-- start GIVEN INFORMATION --

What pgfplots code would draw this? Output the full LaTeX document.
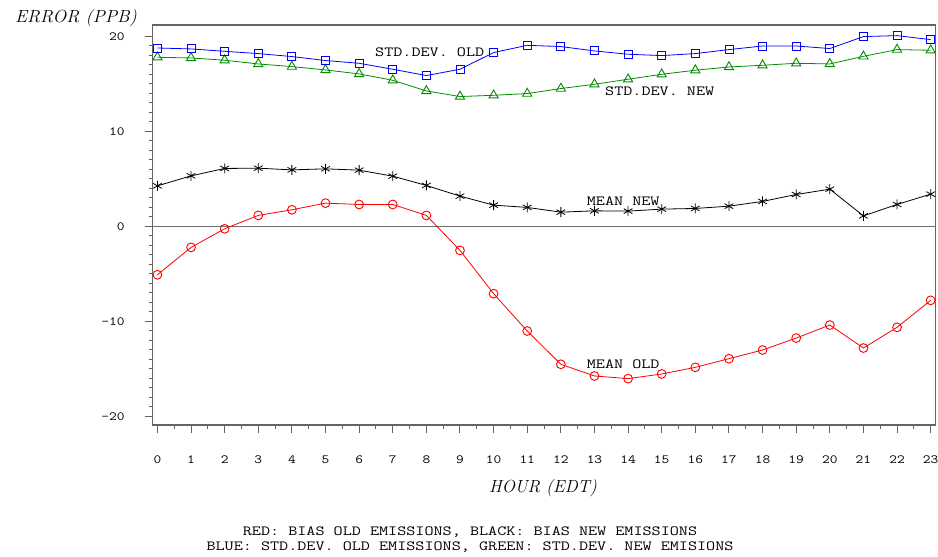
\documentclass[border=0pt]{standalone}
\usepackage{pgfplots}
\usepackage{pgfplotstable}
\usepackage{graphicx}
\pgfplotsset{compat=1.18}
\definecolor{cblue}{RGB}{0,0,255}
\definecolor{cgreen}{RGB}{0,140,0}
\definecolor{cred}{RGB}{255,0,0}
\definecolor{agray}{RGB}{100,100,100}
\definecolor{zgray}{RGB}{110,110,110}
\newcommand\mono[1]{\scalebox{1.26}[1]{\ttfamily\fontsize{14bp}{16bp}\selectfont #1}}
\newcommand\ital[2]{\scalebox{#1}[1]{\itshape\fontsize{17.5bp}{20bp}\selectfont #2}}

\pgfplotstableread{
hour meanold meannew sdold sdnew
0  -5.09  4.27 18.78 17.80
1  -2.21  5.32 18.68 17.73
2  -0.25  6.10 18.43 17.49
3   1.16  6.13 18.19 17.10
4   1.75  5.95 17.88 16.82
5   2.45  6.06 17.46 16.47
6   2.31  5.92 17.17 16.05
7   2.31  5.29 16.54 15.38
8   1.16  4.31 15.88 14.26
9  -2.52  3.19 16.54 13.67
10 -7.08  2.24 18.30 13.80
11 -11.01 2.00 19.06 13.98
12 -14.51 1.50 18.93 14.51
13 -15.74 1.64 18.47 14.96
14 -16.02 1.61 18.12 15.49
15 -15.53 1.82 17.98 16.01
16 -14.83 1.89 18.19 16.44
17 -13.92 2.13 18.61 16.78
18 -13.01 2.63 18.99 16.96
19 -11.75 3.36 18.99 17.17
20 -10.38 3.92 18.72 17.10
21 -12.80 1.11 19.98 17.90
22 -10.62 2.31 20.08 18.61
23 -7.78  3.40 19.66 18.54
}\datatable

\begin{document}
\begin{tikzpicture}[x=1bp,y=1bp]
\useasboundingbox (0,0) rectangle (938,557);
\begin{axis}[
  at={(152.7bp,132bp)}, anchor=south west,
  scale only axis, width=783bp, height=400bp,
  xmin=-0.14, xmax=23.15, ymin=-20.9, ymax=21.2,
  axis line style={agray, line width=1.2bp},
  xtick={0,...,23},
  xticklabels={0,1,2,3,4,5,6,7,8,9,10,11,12,13,14,15,16,17,18,19,20,21,22,23},
  minor x tick num=1,
  ytick={-20,-10,0,10,20},
  yticklabels={-20,-10,0,10,20},
  minor y tick num=9,
  tick align=outside, xtick pos=left, ytick pos=left,
  major tick length=8bp, minor tick length=4bp,
  tick style={agray, line width=1bp},
  xticklabel style={font=\ttfamily\fontsize{12.5bp}{14bp}\selectfont, xscale=1.2, anchor=base, yshift=-30.3bp},
  yticklabel style={font=\ttfamily\fontsize{12.5bp}{14bp}\selectfont, xscale=1.2, anchor=base east, xshift=-13.2bp, yshift=-3.8bp},
  every axis plot/.append style={line width=0.8bp},
]
\addplot[zgray, line width=1bp, no marks] coordinates {(-0.14,0) (23.15,0)};
\addplot[cred, mark=o, mark size=4.4bp, mark options={solid, line width=0.9bp}] table[x=hour, y=meanold] {\datatable};
\addplot[black, mark=asterisk, mark size=5bp, mark options={solid, line width=0.8bp}] table[x=hour, y=meannew] {\datatable};
\addplot[cgreen, mark=triangle, mark size=5.3bp, mark options={solid, line width=0.9bp}] table[x=hour, y=sdnew] {\datatable};
\addplot[cblue, mark=square, mark size=4bp, mark options={solid, line width=0.9bp}] table[x=hour, y=sdold] {\datatable};
\end{axis}
\node[anchor=base, inner sep=0] at (76,534.2) {\ital{1.04}{ERROR (PPB)}};
\node[anchor=base, inner sep=0] at (543,64.2) {\ital{1}{HOUR (EDT)}};
\node[anchor=base west, inner sep=0] at (375,500) {\mono{STD.DEV. OLD}};
\node[anchor=base west, inner sep=0] at (605,461) {\mono{STD.DEV. NEW}};
\node[anchor=base west, inner sep=0] at (586.7,351) {\mono{MEAN NEW}};
\node[anchor=base west, inner sep=0] at (586.7,188.4) {\mono{MEAN OLD}};
\node[anchor=base, inner sep=0] at (470,21.7) {\mono{RED: BIAS OLD EMISSIONS, BLACK: BIAS NEW EMISSIONS}};
\node[anchor=base, inner sep=0] at (470,6.7) {\mono{BLUE: STD.DEV. OLD EMISSIONS, GREEN: STD.DEV. NEW EMISIONS}};
\end{tikzpicture}
\end{document}
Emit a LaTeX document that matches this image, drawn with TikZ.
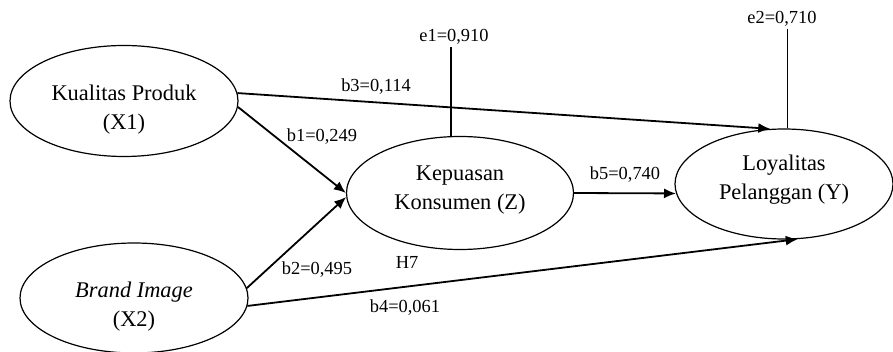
\documentclass[tikz,border=0pt]{standalone}
\usepackage{fontspec}
\setmainfont{Liberation Serif}
\usepackage{tikz}
\usetikzlibrary{
  arrows.meta,      % Latex 箭头样式
  shapes.geometric  % 椭圆节点
}
\tikzset{
  latent var/.style={
    ellipse,
    draw,
    line width=0.6pt,
    inner sep=0pt
  },
  var text/.style={
    align=center,
    inner sep=0pt,
    font=\fontsize{11.2}{14.5}\selectfont
  },
  path arrow/.style={
    -{Latex[length=6pt,width=5pt]},
    line width=0.9pt
  },
  coef label/.style={
    font=\fontsize{9.2}{11}\selectfont,
    inner sep=1pt
  },
  error line/.style={
    line width=0.6pt
  }
}

\begin{document}
\begin{tikzpicture}[x=0.5pt, y=-0.5pt]
  % 画布大小 (按像素坐标)
  \useasboundingbox (0,0) rectangle (893,352);

  % ==== 1. 四个潜变量 ====
  \node[latent var, minimum width=114pt, minimum height=55.5pt,
    label={[var text, yshift=-4.25pt]center:{Kualitas Produk\\(X1)}}] (x1) at (124,101) {};
  \node[latent var, minimum width=114pt, minimum height=55pt,
    label={[var text, yshift=-4.5pt]center:{\textit{Brand Image}\\(X2)}}] (x2) at (134,298) {};
  \node[latent var, minimum width=113.5pt, minimum height=56.5pt,
    label={[var text, yshift=1.5pt]center:{Kepuasan\\Konsumen (Z)}}] (z) at (460,193) {};
  \node[latent var, minimum width=109pt, minimum height=55pt,
    label={[var text, yshift=2pt]center:{Loyalitas\\Pelanggan (Y)}}] (y) at (784,184) {};

  % ==== 2. 路径箭头 ====
  \draw[path arrow] (x1.4) -- (y.104);
  \draw[path arrow] (x1.-3) -- (z.180);
  \draw[path arrow] (x2.5) -- (z.182);
  \draw[path arrow] (x2.-4) -- (y.-76);
  \draw[path arrow] (z.east) -- (y.185);

  % 路径系数
  \node[coef label] (b3) at (376,87) {b3=0,114};
  \node[coef label] (b1) at (322,137) {b1=0,249};
  \node[coef label] (b2) at (317,270) {b2=0,495};
  \node[coef label] (b4) at (405,308) {b4=0,061};
  \node[coef label] (b5) at (625,175) {b5=0,740};
  \node[coef label] (h7) at (407,262) {H7};

  % ==== 3. 误差项 ====
  \node[coef label] (e1) at (454,37) {e1=0,910};
  \node[coef label] (e2) at (782,19) {e2=0,710};
  \draw[error line] (z.99) -- (z.99 |- e1.south);
  \draw[error line] (y.86) -- (y.86 |- e2.south);

\end{tikzpicture}
\end{document}
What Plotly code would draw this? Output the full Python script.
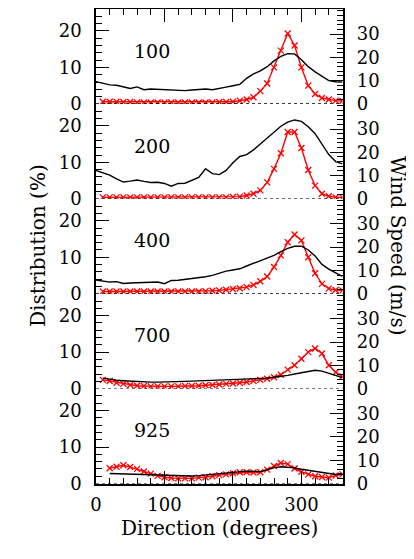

-- end GIVEN INFORMATION --

Make an exact copy of the listing above. Do not include the pictures.

- RESULT OF THIS TASK
What pgfplots code would draw this? Output the full LaTeX document.
\documentclass[border=0pt]{standalone}
\usepackage{pgfplots}
\usepackage{pgfplotstable}
\usepackage{graphicx}
\pgfplotsset{compat=1.18}
\definecolor{cblue}{RGB}{0,0,255}
\definecolor{cgreen}{RGB}{0,140,0}
\definecolor{cred}{RGB}{255,0,0}
\definecolor{agray}{RGB}{100,100,100}
\definecolor{zgray}{RGB}{110,110,110}
\newcommand\mono[1]{\scalebox{1.26}[1]{\ttfamily\fontsize{14bp}{16bp}\selectfont #1}}
\newcommand\ital[2]{\scalebox{#1}[1]{\itshape\fontsize{17.5bp}{20bp}\selectfont #2}}

\pgfplotstableread{
hour meanold meannew sdold sdnew
0  -5.09  4.27 18.78 17.80
1  -2.21  5.32 18.68 17.73
2  -0.25  6.10 18.43 17.49
3   1.16  6.13 18.19 17.10
4   1.75  5.95 17.88 16.82
5   2.45  6.06 17.46 16.47
6   2.31  5.92 17.17 16.05
7   2.31  5.29 16.54 15.38
8   1.16  4.31 15.88 14.26
9  -2.52  3.19 16.54 13.67
10 -7.08  2.24 18.30 13.80
11 -11.01 2.00 19.06 13.98
12 -14.51 1.50 18.93 14.51
13 -15.74 1.64 18.47 14.96
14 -16.02 1.61 18.12 15.49
15 -15.53 1.82 17.98 16.01
16 -14.83 1.89 18.19 16.44
17 -13.92 2.13 18.61 16.78
18 -13.01 2.63 18.99 16.96
19 -11.75 3.36 18.99 17.17
20 -10.38 3.92 18.72 17.10
21 -12.80 1.11 19.98 17.90
22 -10.62 2.31 20.08 18.61
23 -7.78  3.40 19.66 18.54
}\datatable

\begin{document}
\begin{tikzpicture}[x=1bp,y=1bp]
\useasboundingbox (0,0) rectangle (938,557);
\begin{axis}[
  at={(152.7bp,132bp)}, anchor=south west,
  scale only axis, width=783bp, height=400bp,
  xmin=-0.14, xmax=23.15, ymin=-20.9, ymax=21.2,
  axis line style={agray, line width=1.2bp},
  xtick={0,...,23},
  xticklabels={0,1,2,3,4,5,6,7,8,9,10,11,12,13,14,15,16,17,18,19,20,21,22,23},
  minor x tick num=1,
  ytick={-20,-10,0,10,20},
  yticklabels={-20,-10,0,10,20},
  minor y tick num=9,
  tick align=outside, xtick pos=left, ytick pos=left,
  major tick length=8bp, minor tick length=4bp,
  tick style={agray, line width=1bp},
  xticklabel style={font=\ttfamily\fontsize{12.5bp}{14bp}\selectfont, xscale=1.2, anchor=base, yshift=-30.3bp},
  yticklabel style={font=\ttfamily\fontsize{12.5bp}{14bp}\selectfont, xscale=1.2, anchor=base east, xshift=-13.2bp, yshift=-3.8bp},
  every axis plot/.append style={line width=0.8bp},
]
\addplot[zgray, line width=1bp, no marks] coordinates {(-0.14,0) (23.15,0)};
\addplot[cred, mark=o, mark size=4.4bp, mark options={solid, line width=0.9bp}] table[x=hour, y=meanold] {\datatable};
\addplot[black, mark=asterisk, mark size=5bp, mark options={solid, line width=0.8bp}] table[x=hour, y=meannew] {\datatable};
\addplot[cgreen, mark=triangle, mark size=5.3bp, mark options={solid, line width=0.9bp}] table[x=hour, y=sdnew] {\datatable};
\addplot[cblue, mark=square, mark size=4bp, mark options={solid, line width=0.9bp}] table[x=hour, y=sdold] {\datatable};
\end{axis}
\node[anchor=base, inner sep=0] at (76,534.2) {\ital{1.04}{ERROR (PPB)}};
\node[anchor=base, inner sep=0] at (543,64.2) {\ital{1}{HOUR (EDT)}};
\node[anchor=base west, inner sep=0] at (375,500) {\mono{STD.DEV. OLD}};
\node[anchor=base west, inner sep=0] at (605,461) {\mono{STD.DEV. NEW}};
\node[anchor=base west, inner sep=0] at (586.7,351) {\mono{MEAN NEW}};
\node[anchor=base west, inner sep=0] at (586.7,188.4) {\mono{MEAN OLD}};
\node[anchor=base, inner sep=0] at (470,21.7) {\mono{RED: BIAS OLD EMISSIONS, BLACK: BIAS NEW EMISSIONS}};
\node[anchor=base, inner sep=0] at (470,6.7) {\mono{BLUE: STD.DEV. OLD EMISSIONS, GREEN: STD.DEV. NEW EMISIONS}};
\end{tikzpicture}
\end{document}
Emit a LaTeX document that matches this image, drawn with TikZ.
\documentclass[tikz,border=0pt]{standalone}
\usepackage{fontspec}
\setmainfont{Liberation Serif}
\usepackage{tikz}
\usetikzlibrary{
  arrows.meta,      % Latex 箭头样式
  shapes.geometric  % 椭圆节点
}
\tikzset{
  latent var/.style={
    ellipse,
    draw,
    line width=0.6pt,
    inner sep=0pt
  },
  var text/.style={
    align=center,
    inner sep=0pt,
    font=\fontsize{11.2}{14.5}\selectfont
  },
  path arrow/.style={
    -{Latex[length=6pt,width=5pt]},
    line width=0.9pt
  },
  coef label/.style={
    font=\fontsize{9.2}{11}\selectfont,
    inner sep=1pt
  },
  error line/.style={
    line width=0.6pt
  }
}

\begin{document}
\begin{tikzpicture}[x=0.5pt, y=-0.5pt]
  % 画布大小 (按像素坐标)
  \useasboundingbox (0,0) rectangle (893,352);

  % ==== 1. 四个潜变量 ====
  \node[latent var, minimum width=114pt, minimum height=55.5pt,
    label={[var text, yshift=-4.25pt]center:{Kualitas Produk\\(X1)}}] (x1) at (124,101) {};
  \node[latent var, minimum width=114pt, minimum height=55pt,
    label={[var text, yshift=-4.5pt]center:{\textit{Brand Image}\\(X2)}}] (x2) at (134,298) {};
  \node[latent var, minimum width=113.5pt, minimum height=56.5pt,
    label={[var text, yshift=1.5pt]center:{Kepuasan\\Konsumen (Z)}}] (z) at (460,193) {};
  \node[latent var, minimum width=109pt, minimum height=55pt,
    label={[var text, yshift=2pt]center:{Loyalitas\\Pelanggan (Y)}}] (y) at (784,184) {};

  % ==== 2. 路径箭头 ====
  \draw[path arrow] (x1.4) -- (y.104);
  \draw[path arrow] (x1.-3) -- (z.180);
  \draw[path arrow] (x2.5) -- (z.182);
  \draw[path arrow] (x2.-4) -- (y.-76);
  \draw[path arrow] (z.east) -- (y.185);

  % 路径系数
  \node[coef label] (b3) at (376,87) {b3=0,114};
  \node[coef label] (b1) at (322,137) {b1=0,249};
  \node[coef label] (b2) at (317,270) {b2=0,495};
  \node[coef label] (b4) at (405,308) {b4=0,061};
  \node[coef label] (b5) at (625,175) {b5=0,740};
  \node[coef label] (h7) at (407,262) {H7};

  % ==== 3. 误差项 ====
  \node[coef label] (e1) at (454,37) {e1=0,910};
  \node[coef label] (e2) at (782,19) {e2=0,710};
  \draw[error line] (z.99) -- (z.99 |- e1.south);
  \draw[error line] (y.86) -- (y.86 |- e2.south);

\end{tikzpicture}
\end{document}
What Plotly code would draw this? Output the full Python script.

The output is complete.